3. The second section of the act of 1805, “empowering courts of equity to proceed ag; inst absent defendants” — Clay’s Dig. 353, §45, provides that the complainant, before obtaining a decree against a non-resident defendant, who has been brought in by publication, shall give good and sufficient security, in such sum as the court may direct, to abide such order touching the restitution of the estate or effects to be affected by such decree as the court may make concerning the same, on the appearance and petition of the defendant, to have said cause reheard, &c.” There can be no question that a bond taken under this act, should be made payable to all the non-resident defendants, and the omission of one of their names in the teneri, was doubtless a mere mistake, as indicated by the condition reciting all their names, and providing for the performance of the same duty in favor of each of them. Whether the defect in the form of the bond, is of such a character as would authorise a reversal of the decree, we need not consider, as it will not probably again occur.
4. In Cullum, et al. v. Batre’s ex’r, [2 Ala. Rep. 420,] one of the questions was, whether a subsequent incumbrancer, was an indispensable party to a bill for the foreclosure of a mortgage.— The court said, “it was competent for the complainant to have proceeded against the mortgagors, without noticing either a prior or subsequent incumbrancer. The rights of the former are paramount, and those of the latter will not be concluded, unless he is made a party.” This case is conclusive to show, that Silvia Dole, though she may be a proper, is not an indispensable party.

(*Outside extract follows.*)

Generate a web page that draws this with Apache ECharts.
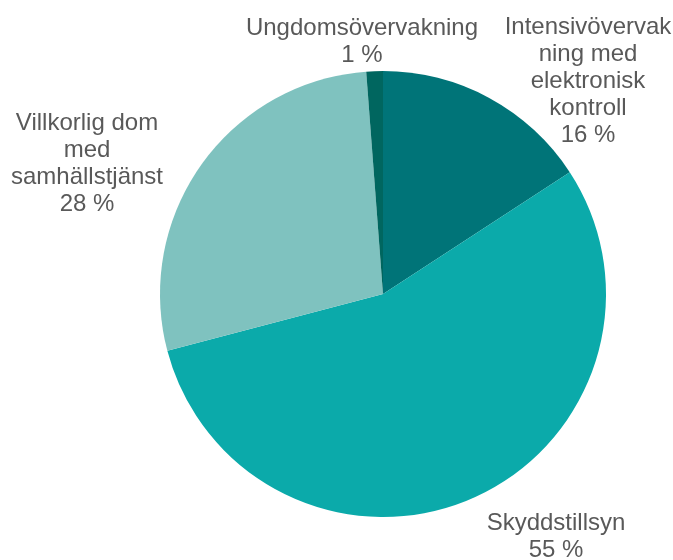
<!DOCTYPE html>
<html>
<head>
<meta charset="utf-8">
<script src="https://cdn.jsdelivr.net/npm/echarts@6/dist/echarts.min.js"></script>
<style>
  html, body { margin: 0; padding: 0; background: #fff; }
  #chart { width: 673px; height: 560px; }
</style>
</head>
<body>
<div id="chart"></div>
<script>
// andel per påföljd, medurs från klockan 12
const categories = [
  'Intensivövervak\nning med\nelektronisk\nkontroll',
  'Skyddstillsyn',
  'Villkorlig dom\nmed\nsamhällstjänst',
  'Ungdomsövervakning'
];
const values = [15.8, 55.1, 27.9, 1.2];
const colors = ['#007478', '#0BAAAA', '#7FC2BF', '#00665F'];

// var etiketterna hamnar (mitt, överkant)
const labelPos = [
  [588, 14],
  [556, 510],
  [87, 110],
  [362, 15]
];

const chart = echarts.init(document.getElementById('chart'));

chart.setOption({
  backgroundColor: '#fff',
  animation: false,
  series: [{
    type: 'pie',
    center: [383, 294],
    radius: [0, 223],
    startAngle: 90,
    clockwise: true,
    data: categories.map((name, i) => ({
      name: name,
      value: values[i],
      itemStyle: { color: colors[i] }
    })),
    itemStyle: { borderWidth: 0 },
    label: {
      show: true,
      position: 'outside',
      formatter: p => p.name + '\n' + Math.round(p.value) + ' %',
      fontFamily: 'Liberation Sans, Arial, sans-serif',
      fontSize: 24,
      lineHeight: 27,
      color: '#595959',
      align: 'center',
      width: 400,
      overflow: 'none'
    },
    labelLine: { show: false },
    labelLayout: params => {
      const pos = labelPos[params.dataIndex];
      return {
        x: pos[0],
        y: pos[1],
        align: 'center',
        verticalAlign: 'top'
      };
    },
    emphasis: { disabled: true }
  }]
});
</script>
</body>
</html>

5. In Walker, et al. v. Hallett, ut supra, where the rights of infant defendants were concerned, the master reported that it was for the interest of the defendants to sell the estate in separate lots, if it can be conveniently divided. The court said, the master should have ascertained whether a division could be made, and which parcel it was most for the interest of the defendants to sell, &c.; that he should have reported such a statement of the evidence, as would enable the court to judge of the justness of his findings, if questioned by either party. The report of the master in the case before us, does not conform to the requirement of the law as laid down in the case cited, which will be readily perceived without a particular notice of the discrepancy.
It follows from what has been said, that the decree must be reversed, and the cause remanded.